▶ [Task objective]
Leave out all pictures. Return exactly the lines from the top of the material through the line containing "80, 90, 100]".

--*--

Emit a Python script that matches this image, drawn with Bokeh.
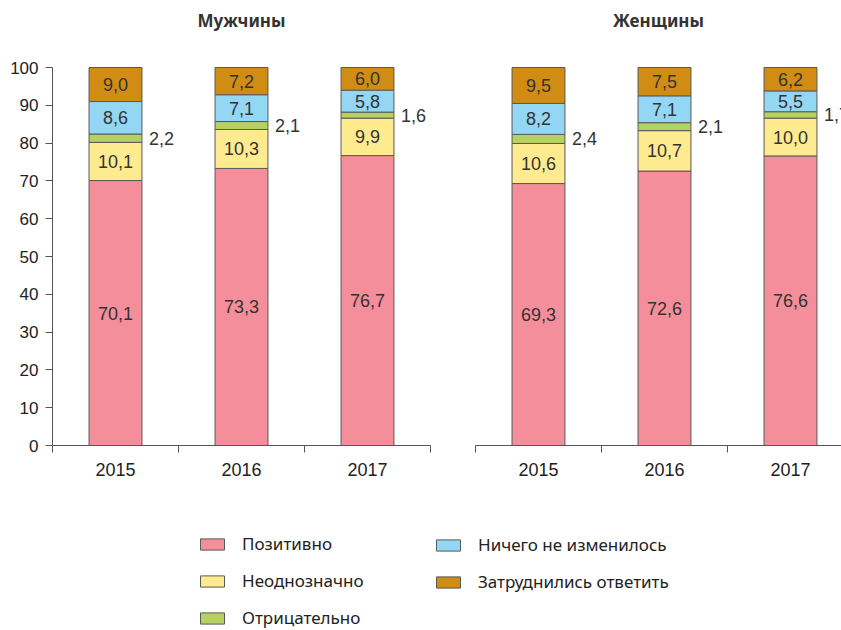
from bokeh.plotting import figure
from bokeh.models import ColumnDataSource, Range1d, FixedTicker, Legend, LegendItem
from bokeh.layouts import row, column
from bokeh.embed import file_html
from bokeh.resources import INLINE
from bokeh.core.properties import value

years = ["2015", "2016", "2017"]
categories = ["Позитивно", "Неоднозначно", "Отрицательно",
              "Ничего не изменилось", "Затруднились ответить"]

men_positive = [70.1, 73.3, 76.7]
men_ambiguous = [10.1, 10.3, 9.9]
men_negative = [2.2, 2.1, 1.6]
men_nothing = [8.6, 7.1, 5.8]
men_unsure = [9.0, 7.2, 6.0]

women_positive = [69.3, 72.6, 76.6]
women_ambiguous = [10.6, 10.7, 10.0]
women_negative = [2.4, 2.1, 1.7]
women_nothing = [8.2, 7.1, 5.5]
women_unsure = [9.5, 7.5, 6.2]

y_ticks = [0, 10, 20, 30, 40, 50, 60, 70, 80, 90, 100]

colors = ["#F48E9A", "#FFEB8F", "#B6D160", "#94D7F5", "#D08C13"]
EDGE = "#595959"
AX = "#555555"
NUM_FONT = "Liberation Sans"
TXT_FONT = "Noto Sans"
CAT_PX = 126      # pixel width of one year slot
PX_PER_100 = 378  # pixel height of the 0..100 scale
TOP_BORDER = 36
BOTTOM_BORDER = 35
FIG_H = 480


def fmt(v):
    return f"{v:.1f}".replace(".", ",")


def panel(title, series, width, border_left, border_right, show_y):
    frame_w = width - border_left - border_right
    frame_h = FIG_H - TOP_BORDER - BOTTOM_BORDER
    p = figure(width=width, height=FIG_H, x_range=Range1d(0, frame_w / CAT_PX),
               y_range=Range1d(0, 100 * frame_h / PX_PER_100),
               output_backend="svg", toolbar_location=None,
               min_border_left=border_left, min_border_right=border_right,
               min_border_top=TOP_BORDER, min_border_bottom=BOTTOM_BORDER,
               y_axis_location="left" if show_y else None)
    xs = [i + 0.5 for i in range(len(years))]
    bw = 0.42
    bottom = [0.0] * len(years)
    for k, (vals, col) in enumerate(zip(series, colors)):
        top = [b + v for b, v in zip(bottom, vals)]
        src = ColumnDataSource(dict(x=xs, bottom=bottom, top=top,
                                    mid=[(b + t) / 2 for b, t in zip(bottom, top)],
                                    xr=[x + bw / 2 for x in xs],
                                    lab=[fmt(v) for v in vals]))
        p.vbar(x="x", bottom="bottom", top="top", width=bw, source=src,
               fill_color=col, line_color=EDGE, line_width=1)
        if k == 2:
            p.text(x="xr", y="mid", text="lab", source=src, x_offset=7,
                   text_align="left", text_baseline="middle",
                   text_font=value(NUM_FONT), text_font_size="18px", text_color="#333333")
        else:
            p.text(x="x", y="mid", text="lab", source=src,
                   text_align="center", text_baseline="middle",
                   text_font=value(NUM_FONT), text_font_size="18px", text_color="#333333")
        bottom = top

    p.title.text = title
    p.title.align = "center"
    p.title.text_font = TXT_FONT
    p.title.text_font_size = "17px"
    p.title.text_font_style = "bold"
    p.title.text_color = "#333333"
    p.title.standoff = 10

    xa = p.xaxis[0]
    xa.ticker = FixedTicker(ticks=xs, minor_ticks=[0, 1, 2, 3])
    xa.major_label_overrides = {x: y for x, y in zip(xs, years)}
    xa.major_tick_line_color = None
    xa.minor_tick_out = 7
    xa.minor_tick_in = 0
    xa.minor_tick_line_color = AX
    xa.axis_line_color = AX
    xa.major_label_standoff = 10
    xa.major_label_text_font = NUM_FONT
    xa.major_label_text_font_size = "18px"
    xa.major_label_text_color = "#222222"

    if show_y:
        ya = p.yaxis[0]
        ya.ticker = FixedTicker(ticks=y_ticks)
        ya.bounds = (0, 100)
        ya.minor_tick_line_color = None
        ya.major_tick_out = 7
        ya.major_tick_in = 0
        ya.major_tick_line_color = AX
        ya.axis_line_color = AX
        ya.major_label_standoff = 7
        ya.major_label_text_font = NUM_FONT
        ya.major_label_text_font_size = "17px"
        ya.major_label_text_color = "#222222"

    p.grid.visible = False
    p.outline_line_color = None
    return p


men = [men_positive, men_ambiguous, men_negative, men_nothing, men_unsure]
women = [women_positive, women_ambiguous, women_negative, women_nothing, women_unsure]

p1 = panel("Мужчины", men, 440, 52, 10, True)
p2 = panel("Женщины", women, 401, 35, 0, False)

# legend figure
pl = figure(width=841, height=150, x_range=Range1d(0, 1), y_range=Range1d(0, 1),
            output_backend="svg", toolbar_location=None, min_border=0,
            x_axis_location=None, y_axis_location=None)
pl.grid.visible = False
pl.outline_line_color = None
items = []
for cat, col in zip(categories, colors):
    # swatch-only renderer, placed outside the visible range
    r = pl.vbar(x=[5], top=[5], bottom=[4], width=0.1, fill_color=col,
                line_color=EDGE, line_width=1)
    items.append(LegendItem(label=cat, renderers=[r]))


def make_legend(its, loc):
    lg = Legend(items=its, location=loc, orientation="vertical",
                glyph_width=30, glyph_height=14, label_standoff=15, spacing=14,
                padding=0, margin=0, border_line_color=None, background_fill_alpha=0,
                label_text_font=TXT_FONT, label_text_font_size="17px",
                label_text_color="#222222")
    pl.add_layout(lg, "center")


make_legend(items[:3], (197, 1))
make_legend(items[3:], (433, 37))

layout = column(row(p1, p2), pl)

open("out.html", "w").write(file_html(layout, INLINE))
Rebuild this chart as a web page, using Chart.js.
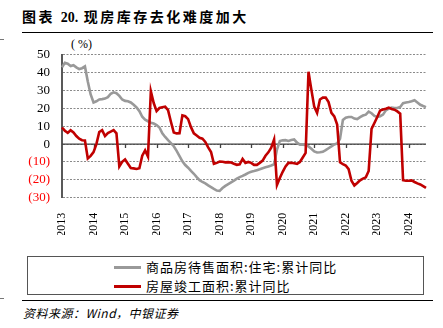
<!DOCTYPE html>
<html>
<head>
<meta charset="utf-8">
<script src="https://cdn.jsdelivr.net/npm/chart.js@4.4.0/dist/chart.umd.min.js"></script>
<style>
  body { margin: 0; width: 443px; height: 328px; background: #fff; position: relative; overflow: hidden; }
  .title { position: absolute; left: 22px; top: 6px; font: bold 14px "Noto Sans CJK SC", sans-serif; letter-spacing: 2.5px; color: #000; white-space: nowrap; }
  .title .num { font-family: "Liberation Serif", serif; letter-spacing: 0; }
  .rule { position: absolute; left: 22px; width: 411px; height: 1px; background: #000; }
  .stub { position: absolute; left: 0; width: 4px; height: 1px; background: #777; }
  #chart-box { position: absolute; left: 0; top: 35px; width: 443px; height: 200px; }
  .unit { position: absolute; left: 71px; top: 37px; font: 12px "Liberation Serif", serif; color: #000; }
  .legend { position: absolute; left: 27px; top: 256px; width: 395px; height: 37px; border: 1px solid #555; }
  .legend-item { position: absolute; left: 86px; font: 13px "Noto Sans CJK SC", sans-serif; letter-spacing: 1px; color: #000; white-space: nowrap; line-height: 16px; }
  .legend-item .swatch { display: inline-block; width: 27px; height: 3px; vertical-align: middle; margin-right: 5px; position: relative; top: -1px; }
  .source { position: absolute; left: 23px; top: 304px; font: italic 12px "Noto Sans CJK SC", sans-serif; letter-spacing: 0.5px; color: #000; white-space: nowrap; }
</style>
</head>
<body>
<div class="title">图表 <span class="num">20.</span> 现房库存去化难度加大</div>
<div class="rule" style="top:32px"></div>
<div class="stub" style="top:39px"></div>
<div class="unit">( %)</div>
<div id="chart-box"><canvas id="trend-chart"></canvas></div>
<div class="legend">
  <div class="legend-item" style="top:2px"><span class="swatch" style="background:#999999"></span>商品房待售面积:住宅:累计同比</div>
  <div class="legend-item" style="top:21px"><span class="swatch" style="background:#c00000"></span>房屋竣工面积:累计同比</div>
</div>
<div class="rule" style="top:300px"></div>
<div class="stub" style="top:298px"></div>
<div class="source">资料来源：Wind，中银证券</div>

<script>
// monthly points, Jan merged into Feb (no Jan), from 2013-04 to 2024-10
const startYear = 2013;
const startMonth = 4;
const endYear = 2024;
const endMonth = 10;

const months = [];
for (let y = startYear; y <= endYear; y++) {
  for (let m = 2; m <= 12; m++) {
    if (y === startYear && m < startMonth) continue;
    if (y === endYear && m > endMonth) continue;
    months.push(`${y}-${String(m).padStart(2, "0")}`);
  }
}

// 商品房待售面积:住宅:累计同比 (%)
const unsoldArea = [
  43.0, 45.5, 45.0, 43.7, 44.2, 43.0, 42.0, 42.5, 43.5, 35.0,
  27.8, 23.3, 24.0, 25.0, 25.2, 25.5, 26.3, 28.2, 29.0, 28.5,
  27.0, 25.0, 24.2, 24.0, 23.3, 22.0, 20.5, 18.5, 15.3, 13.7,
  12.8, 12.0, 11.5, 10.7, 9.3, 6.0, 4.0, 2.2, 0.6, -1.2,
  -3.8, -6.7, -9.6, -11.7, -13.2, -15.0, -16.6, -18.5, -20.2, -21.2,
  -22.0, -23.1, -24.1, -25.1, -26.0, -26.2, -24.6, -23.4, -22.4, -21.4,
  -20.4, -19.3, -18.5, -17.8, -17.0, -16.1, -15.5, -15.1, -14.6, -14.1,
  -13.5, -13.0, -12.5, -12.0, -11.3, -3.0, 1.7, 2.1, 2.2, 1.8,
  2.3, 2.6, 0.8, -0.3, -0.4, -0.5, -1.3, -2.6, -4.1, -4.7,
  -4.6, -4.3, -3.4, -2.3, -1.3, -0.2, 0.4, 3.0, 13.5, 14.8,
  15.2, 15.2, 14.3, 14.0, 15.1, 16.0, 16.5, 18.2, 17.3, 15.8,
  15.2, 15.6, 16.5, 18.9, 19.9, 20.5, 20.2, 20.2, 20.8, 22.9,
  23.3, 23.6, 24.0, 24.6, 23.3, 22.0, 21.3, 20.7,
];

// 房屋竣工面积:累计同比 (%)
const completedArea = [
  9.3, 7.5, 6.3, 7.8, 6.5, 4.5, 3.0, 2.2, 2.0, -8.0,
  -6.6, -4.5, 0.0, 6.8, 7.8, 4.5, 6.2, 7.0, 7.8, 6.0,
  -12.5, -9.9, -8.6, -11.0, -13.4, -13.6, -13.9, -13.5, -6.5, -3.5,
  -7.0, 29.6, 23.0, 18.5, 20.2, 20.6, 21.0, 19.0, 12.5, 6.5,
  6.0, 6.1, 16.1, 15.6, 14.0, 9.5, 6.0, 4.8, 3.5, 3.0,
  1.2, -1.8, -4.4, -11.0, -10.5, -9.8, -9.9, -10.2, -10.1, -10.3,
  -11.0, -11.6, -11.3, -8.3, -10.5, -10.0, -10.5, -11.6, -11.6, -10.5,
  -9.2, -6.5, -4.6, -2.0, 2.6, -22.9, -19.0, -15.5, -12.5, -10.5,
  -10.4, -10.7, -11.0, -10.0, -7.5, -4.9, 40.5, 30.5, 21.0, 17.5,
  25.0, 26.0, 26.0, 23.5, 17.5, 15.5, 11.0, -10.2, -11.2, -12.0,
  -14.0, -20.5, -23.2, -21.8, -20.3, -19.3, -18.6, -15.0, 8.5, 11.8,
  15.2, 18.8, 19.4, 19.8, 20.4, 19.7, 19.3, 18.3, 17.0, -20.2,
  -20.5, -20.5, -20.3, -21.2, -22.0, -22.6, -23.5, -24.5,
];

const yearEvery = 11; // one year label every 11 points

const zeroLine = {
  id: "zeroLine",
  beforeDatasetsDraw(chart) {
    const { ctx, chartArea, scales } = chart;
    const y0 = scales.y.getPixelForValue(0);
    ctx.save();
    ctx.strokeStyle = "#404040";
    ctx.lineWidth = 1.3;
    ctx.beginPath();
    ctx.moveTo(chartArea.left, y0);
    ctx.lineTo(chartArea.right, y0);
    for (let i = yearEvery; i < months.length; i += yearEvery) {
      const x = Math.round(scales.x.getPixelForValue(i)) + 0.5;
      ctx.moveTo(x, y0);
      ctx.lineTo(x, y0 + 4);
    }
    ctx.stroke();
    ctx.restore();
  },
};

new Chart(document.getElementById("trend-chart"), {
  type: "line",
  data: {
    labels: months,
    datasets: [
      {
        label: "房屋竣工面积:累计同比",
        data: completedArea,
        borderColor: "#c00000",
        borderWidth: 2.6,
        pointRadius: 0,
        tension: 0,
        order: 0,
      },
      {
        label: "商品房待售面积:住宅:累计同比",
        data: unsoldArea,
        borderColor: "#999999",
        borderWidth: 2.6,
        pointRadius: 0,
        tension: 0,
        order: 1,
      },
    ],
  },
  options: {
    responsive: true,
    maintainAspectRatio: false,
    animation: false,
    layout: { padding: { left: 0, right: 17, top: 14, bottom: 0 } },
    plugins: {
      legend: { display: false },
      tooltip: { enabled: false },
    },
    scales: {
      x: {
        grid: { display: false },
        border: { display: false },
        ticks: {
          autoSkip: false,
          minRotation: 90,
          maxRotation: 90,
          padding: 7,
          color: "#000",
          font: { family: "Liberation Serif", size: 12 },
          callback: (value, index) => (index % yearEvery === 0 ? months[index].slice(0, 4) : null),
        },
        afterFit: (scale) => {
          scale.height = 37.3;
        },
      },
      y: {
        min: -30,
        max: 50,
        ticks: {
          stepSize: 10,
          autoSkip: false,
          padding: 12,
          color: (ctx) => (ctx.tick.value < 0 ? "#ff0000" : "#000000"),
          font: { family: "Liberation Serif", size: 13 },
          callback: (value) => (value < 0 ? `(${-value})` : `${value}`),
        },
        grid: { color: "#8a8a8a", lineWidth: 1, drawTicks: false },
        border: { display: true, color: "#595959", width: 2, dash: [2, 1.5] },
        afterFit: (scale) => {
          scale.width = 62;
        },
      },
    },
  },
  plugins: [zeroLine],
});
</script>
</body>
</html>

--*--

▶ [Answer to the task]
Emit a Python script that matches this image, drawn with Bokeh.
from bokeh.plotting import figure
from bokeh.models import ColumnDataSource, Range1d, FixedTicker, Legend, LegendItem
from bokeh.layouts import row, column
from bokeh.embed import file_html
from bokeh.resources import INLINE
from bokeh.core.properties import value

years = ["2015", "2016", "2017"]
categories = ["Позитивно", "Неоднозначно", "Отрицательно",
              "Ничего не изменилось", "Затруднились ответить"]

men_positive = [70.1, 73.3, 76.7]
men_ambiguous = [10.1, 10.3, 9.9]
men_negative = [2.2, 2.1, 1.6]
men_nothing = [8.6, 7.1, 5.8]
men_unsure = [9.0, 7.2, 6.0]

women_positive = [69.3, 72.6, 76.6]
women_ambiguous = [10.6, 10.7, 10.0]
women_negative = [2.4, 2.1, 1.7]
women_nothing = [8.2, 7.1, 5.5]
women_unsure = [9.5, 7.5, 6.2]

y_ticks = [0, 10, 20, 30, 40, 50, 60, 70, 80, 90, 100]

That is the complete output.